People developed these habits on the basis of the experiences of their families and friends: when in debt trouble, one must cut spending and pass through a period of austerity until the burden (debt relative to income) is reduced.
That means no meals out for a while, no new cars, and no new clothes. It seems like common sense - even moral virtue - to respond this way.
But, while that approach to debt works well for a single household in trouble, it does not work well for an entire economy. This is the paradox of thrift: belt-tightening causes people to lose their jobs, because other people are not buying what they produce.
There is a way out of this trap, but only if we tilt the discussion about how to lower the debt/GDP ratio away from austerity - higher taxes and lower spending - toward debt-friendly stimulus: increasing taxes even more and raising government expenditure in the same proportion.

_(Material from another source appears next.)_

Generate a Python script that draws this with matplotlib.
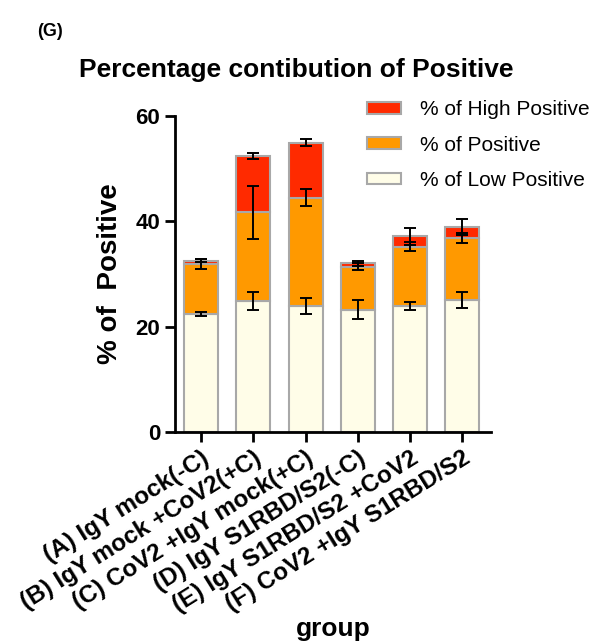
import numpy as np
import matplotlib.pyplot as plt

plt.rcParams['font.family'] = ['Liberation Sans', 'DejaVu Sans']

groups = ['(A) IgY mock(-C)', '(B) IgY mock +CoV2(+C)', '(C) CoV2 +IgY mock(+C)',
          '(D) IgY S1RBD/S2(-C)', '(E) IgY S1RBD/S2 +CoV2', '(F) CoV2 +IgY S1RBD/S2']

low = [22.4, 24.9, 24.0, 23.2, 23.9, 25.0]
low_err = [0.3, 1.7, 1.5, 1.8, 0.7, 1.5]
pos = [9.5, 16.8, 20.5, 8.2, 11.3, 11.8]
pos_err = [1.0, 5.0, 1.6, 0.7, 0.8, 1.0]
high = [0.6, 10.7, 10.4, 0.6, 2.0, 2.1]
high_err = [0.3, 0.5, 0.7, 0.5, 1.6, 1.5]

c_high = '#ff2a00'
c_pos = '#ff9900'
c_low = '#fffde8'

fig = plt.figure(figsize=(5.91, 6.44), dpi=100)
ax = fig.add_axes([0.296, 0.329, 0.535, 0.491])

x = np.arange(len(groups))
w = 0.65
low = np.array(low)
pos = np.array(pos)
high = np.array(high)

ax.bar(x, low, w, color=c_low, edgecolor='#a8a8a8', linewidth=1.5, label='% of Low Positive')
ax.bar(x, pos, w, bottom=low, color=c_pos, edgecolor='#a8a8a8', linewidth=1.5, label='% of Positive')
ax.bar(x, high, w, bottom=low + pos, color=c_high, edgecolor='#a8a8a8', linewidth=1.5,
       label='% of High Positive')

ek = dict(fmt='none', ecolor='black', elinewidth=1.4, capsize=4, capthick=1.4)
ax.errorbar(x, low, yerr=low_err, **ek)
ax.errorbar(x, low + pos, yerr=pos_err, **ek)
ax.errorbar(x, low + pos + high, yerr=high_err, **ek)

ax.set_xlim(-0.5, 5.55)
ax.set_ylim(0, 60)
ax.set_yticks([0, 20, 40, 60])
ax.spines['top'].set_visible(False)
ax.spines['right'].set_visible(False)
ax.spines['left'].set_linewidth(2)
ax.spines['bottom'].set_linewidth(2)
ax.tick_params(axis='both', width=2, length=7)
ax.tick_params(axis='y', labelsize=16)
for t in ax.get_yticklabels():
    t.set_fontweight('bold')
ax.set_xticks(x)
ax.set_xticklabels(groups, rotation=32, ha='right', rotation_mode='anchor',
                   fontsize=17.5, fontweight='bold')

ax.set_ylabel('% of  Positive', fontsize=20, fontweight='bold', labelpad=9)
fig.text(0.564, 0.012, 'group', fontsize=19, fontweight='bold', ha='center')
fig.text(0.502, 0.880, 'Percentage contibution of Positive', fontsize=19,
         fontweight='bold', ha='center')
fig.text(0.062, 0.944, '(G)', fontsize=13, fontweight='bold')

h, l = ax.get_legend_handles_labels()
ax.legend(h[::-1], l[::-1], loc='upper left', bbox_to_anchor=(0.607, 0.857),
          bbox_transform=fig.transFigure, borderaxespad=0,
          frameon=False, fontsize=15, handlelength=1.65, handleheight=0.5,
          labelspacing=0.78, handletextpad=0.9)

fig.savefig('out.png', dpi=100)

That way, the debt/GDP ratio declines because the denominator (economic output) increases, not because the numerator (the total the government has borrowed) declines.
This kind of enlightened stimulus runs into strong prejudices. For starters, people tend to think of taxes as a loathsome infringement on their freedom, as if petty bureaucrats will inevitably squander the increased revenue on useless and ineffective government employees and programs. But the additional work done does not necessarily involve only government employees, and citizens can have some voice in how the expenditure is directed.
Temporary tax
People also believe that tax increases cannot realistically be purely temporary expedients in an economic crisis, and that they must be regarded as an opening wedge that should be avoided at all costs. History shows, however, that tax increases, if expressly designated as temporary, are indeed reversed later. That is what happens after major wars, for example.
We need to consider such issues in trying to understand why, for example, Italian voters last month rejected the sober economist Mario Monti, who forced austerity on them, notably by raising property taxes. Italians are in the habit of thinking that tax increases necessarily go only to paying off rich investors, rather than to paying for government services like better roads and schools.
Keynesian stimulus policy is habitually described as deficit spending, not tax-financed spending.
Stimulus by tax cuts might almost seem to be built on deception, for its effect on consumption and investment expenditure seems to require individuals to forget that they will be taxed later for public spending today, when the government repays the debt with interest.
If individuals were rational and well informed, they might conclude that they should not spend more, despite tax cuts, since the cuts are not real.
Insufficient demand
We do not need to rely on such tricks to stimulate the economy and reduce the ratio of debt to income. The fundamental economic problem that currently troubles much of the world is insufficient demand.
Debt-friendly stimulus might be regarded as nothing more than a collective decision by all of us to spend more to jump-start the economy. It has nothing to do with taking on debt or tricking people about future taxes.
If left to individual decisions, people would not spend more on consumption, but maybe we can vote for a government that will compel us all to do that collectively, thereby creating enough demand to put the economy on an even keel in short order.
Simply put, Keynesian stimulus does not necessarily entail more government debt, as popular discourse seems continually to assume. Rather, stimulus is about collective decisions to get aggregate spending back on track.
Because it is a collective decision, the spending naturally involves different kinds of consumption than we would make individually - say, better highways, rather than more dinners out. But that should be okay, especially if we all have jobs.
If and when people understand that it means the same average level of take-home pay after taxes, plus the benefits of more jobs and of the products of additional government expenditure (such as new highways), they may well wonder why they ever tried stimulus any other way.